House Resolution 558 was introduced June 18, 2009. Rep Bart Gordon (D-TN) introduced the resolution in the House and Rep. Ehlers (R-MI) spoke eloquently in favor of his motion as did Jared Polis (D-CO). The resolution passed and was enacted on October 20, 2009 and with the help of numerous organizations, companies (Google among them) and individuals, the first celebration took place the week of December 7, 2009.

The annual event continued to grow and in 2013 it reached unprecedented levels with the participation of Code.org and the launch of the Hour of Code. Thanks to Code.org’s efforts, public figures from Ashton Kutcher to President Obama were talking about the importance of learning computer science. To date, more than 137,683,279 people have gotten a taste of computer science as Hour of Code participants.

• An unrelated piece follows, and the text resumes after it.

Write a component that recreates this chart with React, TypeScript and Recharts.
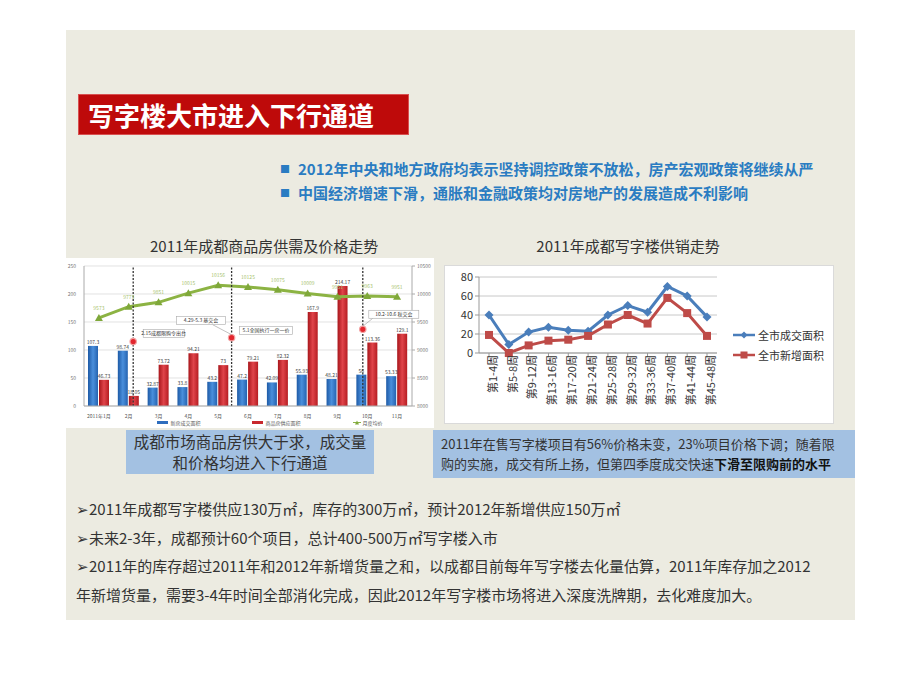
import {
  ComposedChart,
  LineChart,
  Bar,
  Line,
  XAxis,
  YAxis,
  CartesianGrid,
  Legend,
  ReferenceLine,
  ReferenceDot,
  LabelList,
} from 'recharts';

const FONT = '"Noto Sans CJK SC", "Noto Sans", sans-serif';

// 左图：2011年成都商品房供需及价格走势
const months = ['2011年1月', '2月', '3月', '4月', '5月', '6月', '7月', '8月', '9月', '10月', '11月'];
const dealArea = [107.3, 98.74, 32.87, 33.8, 43.2, 47.2, 42.09, 55.93, 48.21, 56, 53.33];
const supplyArea = [46.73, 18.05, 73.72, 94.21, 73, 79.21, 82.32, 167.9, 214.17, 113.36, 129.1];
const avgPrice = [9573, 9773, 9851, 10015, 10156, 10125, 10075, 10009, 9951, 9963, 9951];
const areaTicks = [0, 50, 100, 150, 200, 250];
const priceTicks = [8000, 8500, 9000, 9500, 10000, 10500];

// 政策节点（落在两个月份之间）
const policySlot = [1.5, 4.5, 8.5];
const policyLevel = [115, 122, 137];
const policyNotes = [['2.15成都限购令出台'], ['4.29-5.3 基交会', '5.1全国执行一房一价'], ['10.2-10.6 秋交会']];

// 右图：2011年成都写字楼供销走势
const weeks = ['第1-4周', '第5-8周', '第9-12周', '第13-16周', '第17-20周', '第21-24周', '第25-28周', '第29-32周', '第33-36周', '第37-40周', '第41-44周', '第45-48周'];
const dealWeekly = [40, 9, 22, 27, 24, 23, 40, 50, 43, 70, 60, 38];
const newWeekly = [19, 0, 8, 13, 14, 18, 30, 40, 31, 58, 42, 18];
const weeklyTicks = [0, 20, 40, 60, 80];

const monthData = months.map((m, i) => ({ month: m, deal: dealArea[i], supply: supplyArea[i], price: avgPrice[i] }));
const weekData = weeks.map((w, i) => ({ week: w, deal: dealWeekly[i], added: newWeekly[i] }));

// note box layout relative to the red dot
const noteBoxes = [
  [{ dx: 10, dy: -12, w: 41, px: -1 }],
  [{ dx: -55, dy: -21, w: 49, px: 36 }, { dx: 8, dy: -11, w: 53, px: -1 }],
  [{ dx: 6, dy: -19, w: 50, px: 4 }],
];

const renderNotes = (idx: number) => (props: any) => {
  const vb = props.viewBox ?? {};
  const cx = (vb.x ?? 0) + (vb.width ?? 0) / 2;
  const cy = (vb.y ?? 0) + (vb.height ?? 0) / 2;
  return (
    <g>
      {noteBoxes[idx].map((b, k) => (
        <g key={k}>
          {b.px >= 0 && (
            <line x1={cx + b.dx + b.px} y1={cy + b.dy + 8} x2={cx} y2={cy - 3} stroke="#999" strokeWidth={0.6} />
          )}
          <rect x={cx + b.dx} y={cy + b.dy} width={b.w} height={8} fill="#fff" stroke="#aaa" strokeWidth={0.6} />
          <text x={cx + b.dx + b.w / 2} y={cy + b.dy + 5.8} textAnchor="middle" fontSize={5} fill="#333" fontFamily={FONT}>
            {policyNotes[idx][k]}
          </text>
        </g>
      ))}
    </g>
  );
};

const Triangle = (p: any) => {
  const { cx, cy } = p;
  if (cx == null || cy == null) return <g />;
  return <polygon points={`${cx},${cy - 4} ${cx + 4},${cy + 3} ${cx - 4},${cy + 3}`} fill="#7FA83A" />;
};

const Diamond = (p: any) => {
  const { cx, cy } = p;
  if (cx == null || cy == null) return <g />;
  return <polygon points={`${cx},${cy - 4.5} ${cx + 4.5},${cy} ${cx},${cy + 4.5} ${cx - 4.5},${cy}`} fill="#4A7EBB" />;
};

const Square = (p: any) => {
  const { cx, cy } = p;
  if (cx == null || cy == null) return <g />;
  return <rect x={cx - 4} y={cy - 4} width={8} height={8} fill="#BE4B48" />;
};

const MonthLegend = () => (
  <div style={{ display: 'flex', justifyContent: 'center', gap: 52, fontSize: 5, color: '#555', fontFamily: FONT, paddingLeft: 40, paddingTop: 2 }}>
    <span style={{ display: 'flex', alignItems: 'center', gap: 2 }}>
      <svg width={11} height={3}><rect width={11} height={3} fill="#2E6DBE" /></svg>新房成交面积
    </span>
    <span style={{ display: 'flex', alignItems: 'center', gap: 2 }}>
      <svg width={11} height={3}><rect width={11} height={3} fill="#C8282D" /></svg>商品房供应面积
    </span>
    <span style={{ display: 'flex', alignItems: 'center', gap: 2 }}>
      <svg width={8} height={5}><line x1={0} y1={2.5} x2={8} y2={2.5} stroke="#8CB343" /><polygon points="4,0.5 6,4.5 2,4.5" fill="#7FA83A" /></svg>月度均价
    </span>
  </div>
);

const WeeklyLegend = () => (
  <div style={{ paddingLeft: 16, fontFamily: FONT, fontSize: 11, color: '#333', whiteSpace: 'nowrap' }}>
    <div style={{ display: 'flex', alignItems: 'center', height: 20 }}>
      <svg width={25} height={10}>
        <line x1={0} y1={5} x2={22} y2={5} stroke="#4A7EBB" strokeWidth={2.5} />
        <polygon points="11,1.5 14.5,5 11,8.5 7.5,5" fill="#4A7EBB" />
      </svg>
      全市成交面积
    </div>
    <div style={{ display: 'flex', alignItems: 'center', height: 20 }}>
      <svg width={25} height={10}>
        <line x1={0} y1={5} x2={22} y2={5} stroke="#BE4B48" strokeWidth={2.5} />
        <rect x={7.5} y={1.5} width={7} height={7} fill="#BE4B48" />
      </svg>
      全市新增面积
    </div>
  </div>
);

const abs = (left: number, top: number, extra: any = {}) => ({ position: 'absolute' as const, left, top, ...extra });

export default function App() {
  return (
    <div style={{ position: 'absolute', left: 0, top: 0, width: 920, height: 690, background: '#fff', fontFamily: FONT, overflow: 'hidden' }}>
      <div style={abs(66, 30, { width: 789, height: 590, background: '#ECEBE1' })} />

      <div style={abs(79, 95, { width: 329, height: 39, background: '#BE0A0A', boxShadow: '0 0 0 1px #d85050' })}>
        <div style={{ color: '#fff', fontSize: 26, fontWeight: 700, lineHeight: '39px', paddingLeft: 9, letterSpacing: 0 }}>
          写字楼大市进入下行通道
        </div>
      </div>

      <div style={abs(280, 157, { color: '#2A7CC2', fontSize: 15, fontWeight: 700, lineHeight: '24px', whiteSpace: 'nowrap' })}>
        <div><span style={{ fontSize: 10, marginRight: 8, verticalAlign: 2 }}>■</span>2012年中央和地方政府均表示坚持调控政策不放松，房产宏观政策将继续从严</div>
        <div><span style={{ fontSize: 10, marginRight: 8, verticalAlign: 2 }}>■</span>中国经济增速下滑，通胀和金融政策均对房地产的发展造成不利影响</div>
      </div>

      <div style={abs(150, 235, { width: 200, textAlign: 'center', fontSize: 15, color: '#333', whiteSpace: 'nowrap' })}>
        2011年成都商品房供需及价格走势
      </div>
      <div style={abs(528, 235, { width: 200, textAlign: 'center', fontSize: 15, color: '#333', whiteSpace: 'nowrap' })}>
        2011年成都写字楼供销走势
      </div>

      <div style={abs(66, 258, { width: 368, height: 170, background: '#fff' })}>
        <ComposedChart width={368} height={170} data={monthData} margin={{ top: 8, right: 0, left: 0, bottom: 0 }} barGap={1}>
          <defs>
            <linearGradient id="gBlue" x1="0" y1="0" x2="1" y2="0">
              <stop offset="0%" stopColor="#1D5AA6" />
              <stop offset="50%" stopColor="#4A8FDC" />
              <stop offset="100%" stopColor="#2563B0" />
            </linearGradient>
            <linearGradient id="gRed" x1="0" y1="0" x2="1" y2="0">
              <stop offset="0%" stopColor="#A8161B" />
              <stop offset="50%" stopColor="#E0444A" />
              <stop offset="100%" stopColor="#B51D22" />
            </linearGradient>
          </defs>
          <CartesianGrid vertical={false} stroke="#D6D6D6" strokeWidth={0.7} yAxisId="area" />
          <XAxis dataKey="month" tick={{ fontSize: 5, fill: '#555' }} tickLine={false} axisLine={{ stroke: '#AAA' }} height={11} interval={0} />
          <XAxis xAxisId="pos" type="number" domain={[-0.5, 10.5]} allowDataOverflow hide />
          <YAxis yAxisId="area" domain={[0, 250]} ticks={areaTicks} interval={0} width={18} tick={{ fontSize: 5, fill: '#777' }} tickLine={false} axisLine={{ stroke: '#AAA' }} />
          <YAxis yAxisId="price" orientation="right" domain={[8000, 10500]} ticks={priceTicks} interval={0} width={22} tick={{ fontSize: 5, fill: '#777' }} tickLine={{ stroke: '#AAA' }} tickSize={3} axisLine={{ stroke: '#AAA' }} />
          <Legend verticalAlign="bottom" height={11} content={<MonthLegend />} />
          <Bar yAxisId="area" dataKey="deal" name="新房成交面积" fill="url(#gBlue)" barSize={10} isAnimationActive={false}>
            <LabelList dataKey="deal" position="top" offset={2} fontSize={5} fill="#444" />
          </Bar>
          <Bar yAxisId="area" dataKey="supply" name="商品房供应面积" fill="url(#gRed)" barSize={10} isAnimationActive={false}>
            <LabelList dataKey="supply" position="top" offset={2} fontSize={5} fill="#444" />
          </Bar>
          <Line yAxisId="price" dataKey="price" name="月度均价" stroke="#8CB343" strokeWidth={3} dot={<Triangle />} isAnimationActive={false}>
            <LabelList dataKey="price" position="top" offset={8} fontSize={5} fill="#A7C36E" />
          </Line>
          {policySlot.map((s) => (
            <ReferenceLine key={`l${s}`} xAxisId="pos" yAxisId="area" x={s} stroke="#333" strokeDasharray="2 1.5" strokeWidth={1.3} />
          ))}
          {policySlot.map((s, i) => (
            <ReferenceDot
              key={`d${s}`}
              xAxisId="pos"
              yAxisId="area"
              x={s}
              y={policyLevel[i]}
              r={3.2}
              fill="#E2262E"
              stroke="#F3A3A3"
              strokeWidth={1.2}
              label={renderNotes(i)}
            />
          ))}
        </ComposedChart>
      </div>

      <div style={abs(445, 266, { width: 388, height: 157, background: '#fff', boxShadow: '0 0 0 1px #DADADA' })}>
        <LineChart width={388} height={157} data={weekData} margin={{ top: 11, right: 6, left: 8, bottom: 8 }}>
          <CartesianGrid vertical={false} stroke="#C8C8C8" />
          <XAxis
            dataKey="week"
            interval={0}
            padding={{ left: 10, right: 10 }}
            angle={-90}
            textAnchor="end"
            height={62}
            tick={{ fontSize: 11, fill: '#333', dy: -4, dx: 0 }}
            tickLine={{ stroke: '#999' }}
            tickSize={4}
            axisLine={{ stroke: '#999' }}
          />
          <YAxis domain={[0, 80]} ticks={weeklyTicks} interval={0} width={26} tick={{ fontSize: 11, fill: '#333' }} tickLine={{ stroke: '#999' }} tickSize={4} axisLine={{ stroke: '#999' }} />
          <Legend layout="vertical" align="right" verticalAlign="middle" wrapperStyle={{ width: 110 }} content={<WeeklyLegend />} />
          <Line dataKey="deal" name="全市成交面积" stroke="#4A7EBB" strokeWidth={3} dot={<Diamond />} isAnimationActive={false} />
          <Line dataKey="added" name="全市新增面积" stroke="#BE4B48" strokeWidth={3} dot={<Square />} isAnimationActive={false} />
        </LineChart>
      </div>

      <div style={abs(126, 430, { width: 248, height: 44, background: '#A3C1E2', color: '#333', fontSize: 15.5, lineHeight: '21px', textAlign: 'center', paddingTop: 1, boxSizing: 'border-box', whiteSpace: 'nowrap' })}>
        <div>成都市场商品房供大于求，成交量</div>
        <div>和价格均进入下行通道</div>
      </div>

      <div style={abs(433, 430, { width: 422, height: 48, background: '#A3C1E2', color: '#333', fontSize: 13, lineHeight: '20px', paddingLeft: 8, paddingTop: 4, boxSizing: 'border-box', whiteSpace: 'nowrap' })}>
        <div>2011年在售写字楼项目有56%价格未变，23%项目价格下调；随着限</div>
        <div>购的实施，成交有所上扬，但第四季度成交快速<b style={{ color: '#111' }}>下滑至限购前的水平</b></div>
      </div>

      <div style={abs(76, 495, { color: '#333', fontSize: 15, lineHeight: '28.5px', whiteSpace: 'nowrap' })}>
        <div>➢2011年成都写字楼供应130万㎡，库存的300万㎡，预计2012年新增供应150万㎡</div>
        <div>➢未来2-3年，成都预计60个项目，总计400-500万㎡写字楼入市</div>
        <div>➢2011年的库存超过2011年和2012年新增货量之和，以成都目前每年写字楼去化量估算，2011年库存加之2012</div>
        <div>年新增货量，需要3-4年时间全部消化完成，因此2012年写字楼市场将进入深度洗牌期，去化难度加大。</div>
      </div>
    </div>
  );
}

As the global conversation about the importance of computer science education has grown, so too have the events. In Europe, Google helped launch EU Code Week which took place October 10-18th, 2015 with more than 150,000 people and 4000 events in 37 countries. From October 1-10, 2015, again with help from Google, 88,763 children and youth participated in more than 3,000 events in 17 countries during Africa Code Week. These are just two examples of the computer science education celebrations internationally.

Computer Science Education Week, whatever the event is called and whenever it takes place, is now a global experience. Everyone is invited to participate, and anyone can make a difference. And you can be sure that you will be hearing more about what Google is planning. But it is worth knowing and remembering that it all began with one man, who wanted to make life better for his students and did something about it.